Biasanya, gaya berkonflik ini akan diikuti dengan kata ‘balance’. Gaya berkonflik yang satu ini bisa digambarkan dengan kerelaan kedua belah pihak untuk mengorbankan sesuatu agar bisa bertemu di titik tengah. Biasanya gaya ini akan terlihat ketika kedua pihak dengan kekuatan yang sama sedang berkonflik, dengan begitu tidak ada yang akan merasa berkorban sendirian. Biarpun gaya ini terdengar sangat menyenangkan, tetapi sebaiknya jangan terlalu sering dilakukan, karena akan ada saatnya dimana kita perlu mengambil keputusan tegas yang tidak diinginkan orang lain.

Nah, hanya karena kelima gaya berkonflik sudah terjabarkan, bukan berarti ini saatnya untuk mencari gara-gara dengan pasangan ataupun sahabat.

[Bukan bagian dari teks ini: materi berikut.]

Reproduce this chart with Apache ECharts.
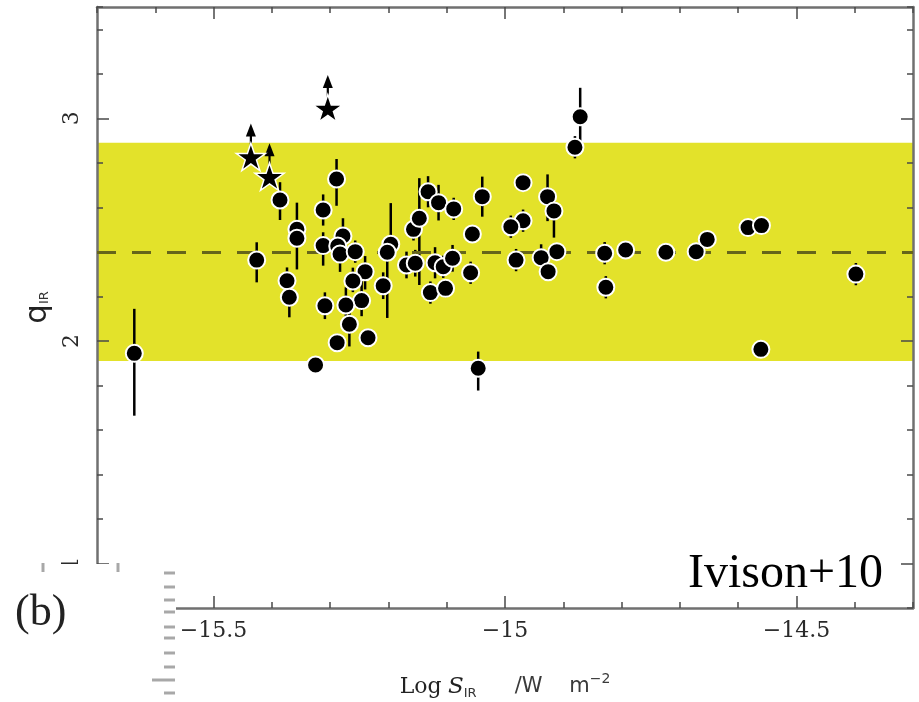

Saya tidak ingin menjadi orang yang menyalakan api tanpa menyiapkan air untuk menyiramnya, jadi coba simak beberapa ‘Jangan’ untuk menyelesaikan konflik dengan pasanganmu:

  • Jangan berteriak. Lawan bicaramu tetap bisa mendengarmu kok, kecuali kalau kalian sedang bertengkar di konser Metallica.
  • Jangan selalu merasa benar. Jadilah orang yang percaya dengan segala kemungkinan, bahkan kemungkinan bahwa sebenarnya kamulah yang salah.
  • Jangan menggeneralisasi. Kamu sedang berkonflik dengan satu pihak, bukan dengan semua manusia di muka bumi ini. Jadilah orang yang praktis dan to the point dalam menghadapi karakter partner konflikmu.
  • Jangan mengumpat. Karena kita adalah manusia-manusia bermoral dan berpendidikan, ingatlah bahwa kata ‘Bangsat’ atau ‘Brengsek’ itu tidak akan membantu menyelesaikan masalah.
  • Jangan lupa, solusinya bukanlah untuk menentukan siapa yang benar, tetapi apa yang perlu dilakukan untuk menyelesaikan konfliknya.
  • Jangan biarkan ekspektasimu bertambah tinggi. Tidak akan ada orang yang bisa memenuhi semua ekspektasimu, karena biarpun ada lagu Naif yang berjudul “Karena Kamu Cuma Satu”, hanya Tuhan yang bisa memenuhi dan bahkan melebih ekspektasimu.

 

Selamat 'menghadiri' konflik! (kamu tahu kadang 'acara' ini tidak dapat dihindari, kan?) Based on the guidelines mentioned above, make sure to pick the most appropriate attire, ladies and gents!